Despite his recent senile, rambling comments about the meat industry, President Biden stands ready to try and do something to help get the industry going on the right track. Putting $1 billion towards these efforts, he is reappropriating the money from the $1.9 trillion American Rescue Plan. This $1 billion will offer grants to help independent meat processors, provide funding to review anti-competitive practices within the meat industry, and boost the capacity for meatpacking as a whole in the country.
With prices going sky high on most meat products as a result of inflation, this is kind of like sticking a band-aid on something that needs stitches. Until the costs to grow, transport, slaughter, package, distribute, and sell the meat comes down, this really won’t do much of anything. That’s the dangerous part about this move.
Tyson Foods, Cargill, the National Beef Packing Company, and JBS will receive massive protections at the same time. These four producers make up 85% of the market currently. Years ago, that number was as low as 35% and the local meatpacking plants and butcher shops had a solid foothold within the industry. As things currently sit, there is little being done to help them regain that status either.

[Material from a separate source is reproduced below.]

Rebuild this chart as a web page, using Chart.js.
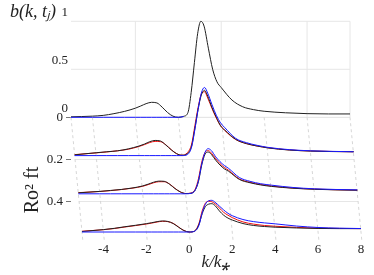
<!DOCTYPE html>
<html><head><meta charset="utf-8">
<script src="https://cdn.jsdelivr.net/npm/chart.js@4/dist/chart.umd.min.js"></script>
<style>html,body{margin:0;padding:0;background:#fff}</style>
</head><body>
<canvas id="c" width="374" height="275"></canvas>
<script>
// ---- data ----
const K = [-5, -4, -3.5, -3, -2.5, -2, -1.75, -1.5, -1.25, -1, -0.75, -0.5, -0.25, 0, 0.25, 0.45, 0.6, 0.75, 0.9, 1.05, 1.2, 1.4, 1.6, 1.8, 2, 2.5, 3, 3.5, 4, 5, 6, 7, 8];
const SLICE_T = [0, 0.2, 0.4, 0.6];
// slice Ro^2 f t = 0 (only data and the flat blue part are visible)
const DATA_0  = [0.005,0.012,0.02,0.038,0.062,0.095,0.118,0.142,0.156,0.15,0.105,0.05,0.012,0,0.01,0.05,0.26,0.57,0.87,1.0,0.95,0.72,0.5,0.37,0.31,0.18,0.11,0.08,0.063,0.047,0.038,0.035,0.035];
const RED_0   = [];
const BLUE_0  = [0,0,0,0,0,0,0,0,0,0,0,0,0,0,0.008];
// slice 0.2
const DATA_1  = [0.008,0.03,0.04,0.05,0.07,0.1,0.12,0.145,0.158,0.152,0.11,0.06,0.02,0.004,0.02,0.1,0.28,0.48,0.63,0.68,0.62,0.5,0.4,0.31,0.265,0.17,0.125,0.1,0.08,0.058,0.047,0.042,0.04];
const RED_1   = [0.01,0.028,0.038,0.05,0.066,0.095,0.114,0.136,0.148,0.145,0.112,0.062,0.02,0.004,0.03,0.12,0.31,0.5,0.64,0.665,0.6,0.49,0.39,0.31,0.26,0.168,0.125,0.1,0.082,0.059,0.048,0.043,0.04];
const BLUE_1  = [0,0,0,0,0,0,0,0,0,0,0,0,0,0,0.01,0.09,0.27,0.48,0.65,0.71,0.65,0.53,0.42,0.34,0.29,0.18,0.135,0.107,0.086,0.062,0.05,0.044,0.04];
// slice 0.4
const DATA_2  = [0.01,0.025,0.035,0.045,0.06,0.082,0.1,0.12,0.132,0.13,0.1,0.055,0.02,0.003,0.005,0.04,0.13,0.3,0.41,0.435,0.41,0.35,0.3,0.26,0.235,0.15,0.115,0.092,0.077,0.058,0.047,0.041,0.037];
const RED_2   = [0.012,0.024,0.033,0.044,0.058,0.078,0.095,0.114,0.126,0.126,0.102,0.057,0.02,0.003,0.008,0.05,0.16,0.33,0.43,0.45,0.425,0.365,0.315,0.275,0.245,0.155,0.12,0.097,0.081,0.06,0.049,0.042,0.038];
const BLUE_2  = [0,0,0,0,0,0,0,0,0,0,0,0,0,0,0.005,0.04,0.14,0.31,0.43,0.47,0.45,0.385,0.335,0.295,0.265,0.17,0.13,0.105,0.09,0.066,0.052,0.045,0.041];
// slice 0.6
const DATA_3  = [0.005,0.025,0.038,0.055,0.07,0.087,0.097,0.108,0.115,0.11,0.088,0.05,0.015,0,0.01,0.08,0.19,0.265,0.29,0.295,0.275,0.22,0.175,0.145,0.125,0.088,0.068,0.057,0.05,0.042,0.037,0.035,0.035];
const RED_3   = [0.008,0.024,0.036,0.052,0.067,0.083,0.093,0.104,0.111,0.108,0.09,0.052,0.015,0,0.01,0.09,0.22,0.3,0.32,0.315,0.295,0.25,0.205,0.175,0.15,0.105,0.082,0.068,0.06,0.048,0.04,0.037,0.035];
const BLUE_3  = [0,0,0,0,0,0,0,0,0,0,0,0,0,0,0.008,0.07,0.2,0.29,0.325,0.33,0.31,0.27,0.23,0.195,0.17,0.13,0.108,0.095,0.085,0.062,0.047,0.04,0.036];

const X_TICKS = [-4, -2, 0, 2, 4, 6, 8];
const T_TICKS = [0, 0.2, 0.4];
const B_TICKS = [0, 0.5, 1];
const BACK_K_GRID = [-2, 2, 6, 8];
const FLOOR_K_GRID = [-5, -4, -2, 0, 2, 4, 6, 8];
const K_MIN = -5, K_MAX = 8;

// ---- layout (pixels) ----
const LAY = {padL: 10, padR: 13, left: 71, right: 361, top: 22, bottom: 238,
  shift: 11, base: [117.3, 155.6, 193.8, 232], pxPerB: 96, t0: 117.5, pxPerT: 210};
const pxPerK = (LAY.right - LAY.left - LAY.shift) / (K_MAX - K_MIN);
const SERIF = 'Liberation Serif';
const TICK_FONT = {family: SERIF, size: 13};
const INK = '#222';
const fmt = v => String(+v);

// widest back-wall label, so the mirrored labels can be right-aligned just left of the wall
const mctx = document.createElement('canvas').getContext('2d');
mctx.font = 'normal ' + TICK_FONT.size + 'px ' + SERIF;
const widestB = Math.max(...B_TICKS.map(v => mctx.measureText(fmt(v)).width));

const SERIES = [[DATA_0, RED_0, BLUE_0], [DATA_1, RED_1, BLUE_1], [DATA_2, RED_2, BLUE_2], [DATA_3, RED_3, BLUE_3]];
const COLORS = ['#202020', '#f01010', '#1818ff'];
const LAYER = [1, 2, 0]; // lower = drawn on top

const datasets = [];
SERIES.forEach((trip, j) => trip.forEach((vals, s) => {
  if (!vals.length) return;
  datasets.push({
    label: ['data', 'model A', 'model B'][s] + ' t=' + SLICE_T[j],
    data: vals.map((v, i) => ({x: K[i], y: v})),
    xAxisID: 'x' + j, yAxisID: 'y' + j,
    borderColor: COLORS[s], borderWidth: 1, pointRadius: 0,
    cubicInterpolationMode: 'monotone', clip: false,
    order: (3 - j) * 10 + LAYER[s]
  });
}));

const scales = {};
for (let j = 0; j < 4; j++) {
  const xmin = K_MIN - (LAY.shift * j / 3) / pxPerK;
  scales['x' + j] = {
    type: 'linear', position: 'bottom', display: j === 3,
    min: xmin, max: xmin + (LAY.right - LAY.left) / pxPerK,
    afterBuildTicks: sc => { sc.ticks = X_TICKS.map(v => ({value: v})); },
    afterFit: sc => { if (j === 3) sc.height = 275 - LAY.bottom; },
    grid: {display: false, drawTicks: false}, border: {display: false},
    ticks: {padding: 4, color: INK, font: TICK_FONT, maxRotation: 0, autoSkip: false, callback: fmt},
    title: {display: j === 3, text: 'k/k\u204E', color: INK, padding: {top: 0, bottom: 2},
      font: {family: SERIF, size: 17, style: 'italic'}}
  };
  scales['y' + j] = {
    type: 'linear', position: 'left', display: j === 0, weight: 0,
    min: -(LAY.bottom - LAY.base[j]) / LAY.pxPerB, max: (LAY.base[j] - LAY.top) / LAY.pxPerB,
    afterBuildTicks: sc => { sc.ticks = B_TICKS.map(v => ({value: v})); },
    afterFit: sc => { sc.width = 0; },
    grid: {display: false, drawTicks: false}, border: {display: false},
    ticks: {mirror: true, crossAlign: 'far', padding: -(3 + widestB), labelOffset: -9,
      color: INK, font: TICK_FONT, autoSkip: false, callback: fmt}
  };
}
scales.t = {
  type: 'linear', position: 'left', weight: 1, reverse: true,
  min: -(LAY.t0 - LAY.top) / LAY.pxPerT, max: (LAY.bottom - LAY.t0) / LAY.pxPerT,
  afterBuildTicks: sc => { sc.ticks = T_TICKS.map(v => ({value: v})); },
  afterFit: sc => { sc.width = LAY.left - LAY.padL; },
  grid: {display: true, drawOnChartArea: false, drawTicks: true, tickLength: 5, color: '#777'},
  border: {display: false},
  ticks: {padding: 3, color: INK, font: TICK_FONT, autoSkip: false, callback: fmt}
};

const box3d = {
  id: 'box3d',
  beforeDatasetsDraw(chart) {
    const ctx = chart.ctx, s = chart.scales, ca = chart.chartArea;
    const xb = s.x0, yb = s.y0, xf = s.x3, yf = s.y3;
    const yBack = yb.getPixelForValue(0), yFront = yf.getPixelForValue(0);
    const floorX = (k, y) => { const a = xb.getPixelForValue(k), b = xf.getPixelForValue(k); return a + (b - a) * (y - yBack) / (yFront - yBack); };
    const seg = (x1, y1, x2, y2) => { ctx.beginPath(); ctx.moveTo(x1, y1); ctx.lineTo(x2, y2); ctx.stroke(); };
    ctx.save();
    ctx.lineWidth = 1; ctx.strokeStyle = '#e6e6e6';
    B_TICKS.forEach(v => { const y = yb.getPixelForValue(v); seg(xb.getPixelForValue(K_MIN), y, xb.getPixelForValue(K_MAX), y); });
    BACK_K_GRID.forEach(k => { const x = xb.getPixelForValue(k); seg(x, yBack, x, yb.getPixelForValue(1)); });
    T_TICKS.forEach(t => { const y = s.t.getPixelForValue(t); seg(floorX(K_MIN, y), y, floorX(K_MAX, y), y); });
    ctx.setLineDash([3, 3]); ctx.strokeStyle = '#d6d6d6';
    FLOOR_K_GRID.forEach(k => seg(xb.getPixelForValue(k), yBack, floorX(k, ca.bottom + 3), ca.bottom + 3));
    ctx.restore();
  },
  afterDraw(chart) {
    const ctx = chart.ctx;
    ctx.save();
    ctx.translate(33, 190); ctx.rotate(-Math.PI / 2);
    ctx.font = '20px "' + SERIF + '"'; ctx.fillStyle = INK;
    ctx.textAlign = 'center'; ctx.textBaseline = 'middle';
    ctx.fillText('Ro\u00B2 ft', 0, 0);
    ctx.restore();
  }
};

new Chart(document.getElementById('c'), {
  type: 'line',
  data: {datasets},
  options: {
    responsive: false, animation: false, devicePixelRatio: 1,
    layout: {padding: {left: LAY.padL, right: LAY.padR, top: 0, bottom: 0}, autoPadding: false},
    scales,
    plugins: {
      legend: {display: false}, tooltip: {enabled: false},
      title: {display: true, text: 'b(k, t\u2C7C)', align: 'start', color: INK,
        font: {family: SERIF, size: 18, style: 'italic', weight: 'normal', lineHeight: 1}, padding: {top: 3, bottom: 1}}
    }
  },
  plugins: [box3d]
});
</script>
</body></html>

Back in October 2021, Biden hammered another nail in the coffin of the small level meatpacker by having the Department of Homeland Security (DHS) announce the end of Immigration and Customs Enforcement (ICE) raids for undocumented workers. This never-ending supply of cheap and reliable labor may have kept the factories open, but more than that, it ensured profits would continue to grow year after year no matter what the economy does.
This move was done in staunch opposition to the push for robotics and innovation over illegal immigrant workers as pushed for by President Trump. Claire Kelloway of the Open Markets Institute laid out some framework for steps Biden could take if he truly wants to fix the situation. “It can start by issuing stronger rules under the Packers and Stockyards Act — a 1921 law that is supposed to protect farmers against unfair and deceptive business practices. Biden’s USDA could pass rules that actually give contract farmers the opportunity to seek justice when jerked around by meatpackers, and cut loopholes for corporations that justify farmer mistreatment as a reasonable business decision.”
Kelloway has some great ideas here, and she could certainly use some extra support from other government officials. One of her best ideas would require massive government involvement, yet it could yield the longest-lasting and best results. “But effective antitrust enforcement needs to go beyond breaking up Big Meat or cracking down on price-fixing. Regulators also need to set new rules of fair play to ensure alternative meatpacking models have a chance to succeed. The FTC has extensive power to issue fair competition rules that would do far more to dismantle corporate dominance, in meatpacking and beyond, than breaking up Big Meat alone.”
The idea of making ‘big meat’ break up and be formed into smaller groups is just smart business. Competition keeps prices fair for consumers, encourages proper levels of cleanliness, ensures adequate compensation for workers, and breeds innovation. It also ensures that there is a market for all; not just the cheapest to produce products. However, this is a fruitless effort if there is no other action behind it.
Aside from more competition, there needs to be more done about inflation. If other workers making the supplies (farmhands, truck drivers, diesel techs, meat tray producers, etc) are needing to be paid more because their dollar is worth less, that means the cost of the final product is still sky-high. This is truly an all-in process as each key to the process is reliant on the other.